BD2KGenomics / toil-scripts

Toil workflows for common genomic pipelines
Apache License 2.0
32 stars 18 forks source link

Write new alignment pipeline #45

Closed jvivian closed 8 years ago

jvivian commented 8 years ago

Will be borrowing the methodology from Arjun's pipeline: https://github.com/arkal/docker_scripts/blob/master/precision_immuno.py

jvivian commented 8 years ago

It's been written, I just need to do a test run.

jvivian commented 8 years ago

I've been trying to figure this issue out for over a day now, but in the final reheader step of the program I'm getting a memory leak in docker, in that memory usage monotonically increases until the daemon crashes. I've upgraded samtools version to 1.2, and tried 3 different versions of docker all to no avail. This issue is reproducible outside of Toil by just calling the container. Arjun hasn't run into this problem despite using the same technique (I borrowed his methodology), so I'm not sure what the issue is, but it's really annoying.

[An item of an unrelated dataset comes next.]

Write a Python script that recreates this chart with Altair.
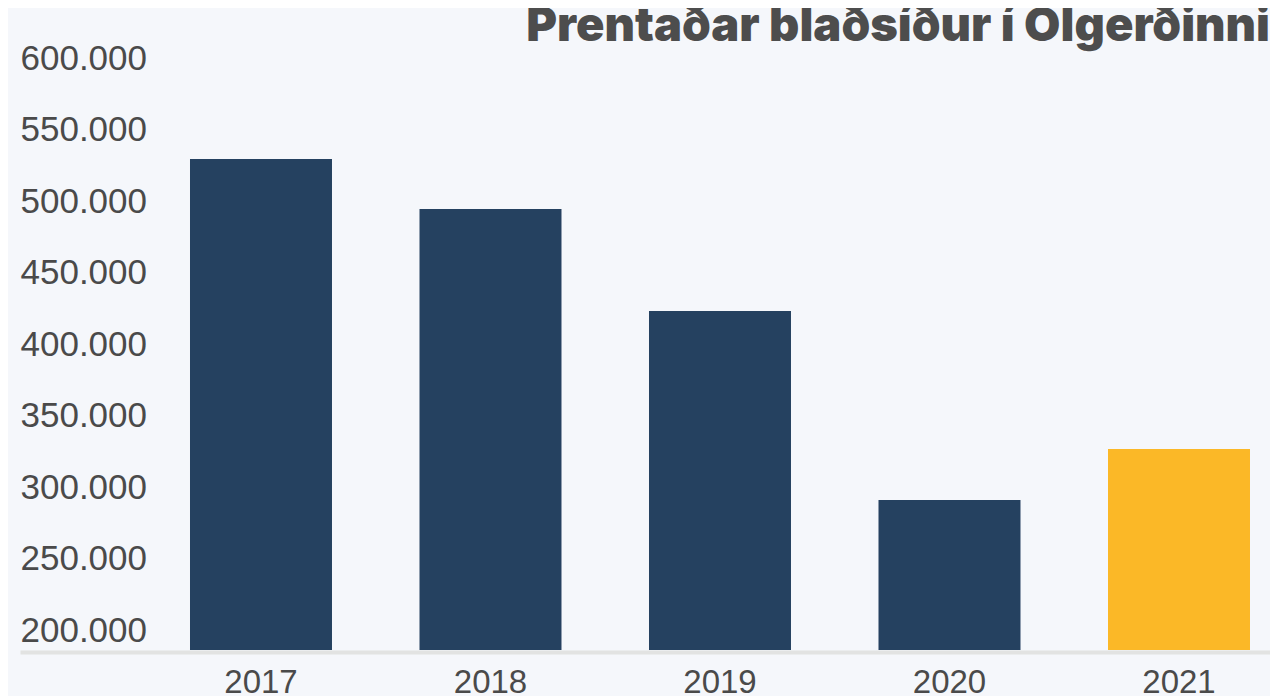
import altair as alt
import pandas as pd

# ---- data ----
years = ["2017", "2018", "2019", "2020", "2021"]
pages = [528300, 493400, 422000, 289900, 325500]
groups = ["fyrri ár", "fyrri ár", "fyrri ár", "fyrri ár", "2021"]
y_ticks = [200000, 250000, 300000, 350000, 400000, 450000, 500000, 550000, 600000]
title_text = ["Prentaðar blaðsíður í Ölgerðinni"]

df = pd.DataFrame({"year": years, "pages": pages, "group": groups})
title_df = pd.DataFrame({"t": title_text})

Y_MIN = 185000
Y_MAX = 600000
TEXT = "#4a4a4a"
FONT = "Liberation Sans"

bars = alt.Chart(df).mark_bar().encode(
    x=alt.X(
        "year:N",
        sort=years,
        scale=alt.Scale(paddingInner=0.3813, paddingOuter=0.41395, align=0.8947),
        axis=alt.Axis(
            title=None, labelAngle=0, domainColor="#e2e3e2", domainWidth=4,
            offset=2, ticks=False, tickSize=0, labelPadding=14,
            labelFontSize=33, labelColor=TEXT, labelFont=FONT, grid=False,
        ),
    ),
    y=alt.Y(
        "pages:Q",
        scale=alt.Scale(domain=[Y_MIN, Y_MAX], nice=False, zero=False),
        axis=alt.Axis(
            title=None, values=y_ticks,
            labelExpr="replace(format(datum.value, ','), ',', '.')",
            orient="left", labelAlign="left", labelBaseline="middle",
            labelPadding=0, ticks=False, tickSize=0, domain=False, grid=False,
            labelFlush=False, labelOverlap=False, labelOffset=1.5,
            labelFontSize=35, labelColor=TEXT, labelFont=FONT,
        ),
    ),
    y2=alt.datum(Y_MIN),
    color=alt.Color(
        "group:N",
        scale=alt.Scale(domain=["fyrri ár", "2021"], range=["#254160", "#fbb827"]),
        legend=None,
    ),
)

title = alt.Chart(title_df).mark_text(
    align="right", baseline="alphabetic", font="Inter", fontSize=47,
    fontWeight=900, color="#4d4d4d",
).encode(x=alt.value(1250), y=alt.value(-16), text="t:N")

chart = alt.layer(bars, title).properties(
    width=1250,
    height=593.5,
    padding={"left": 12, "top": 48.5, "right": 0, "bottom": 46},
    autosize=alt.AutoSizeParams(type="none"),
    background="#f5f7fb",
).configure_view(stroke=None)

chart.save("out.html", embed_options={"renderer": "svg", "actions": False})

Ultimately a (slower) workaround would be BAM->SAM->BAM conversion to adjust the header which i'd rather not do.

pic

sudo docker run --rm --log-driver=none -v $(pwd):/data quay.io/ucsc_cgl/samtools reheader output_bam.header aligned.bam > test.bam
Jeltje commented 8 years ago

How frustrating. I think reheadering has been a bit of an issue with samtools, but I don't know why. Do you not see the problem when you run Arjun's tool on the same inputs? Do you see it on all inputs? I remember having issues running Varscan on samtools output (earlier versions) with some bam files in a set but not others. Highly annoying (and in my case solved by using an earlier version of samtools).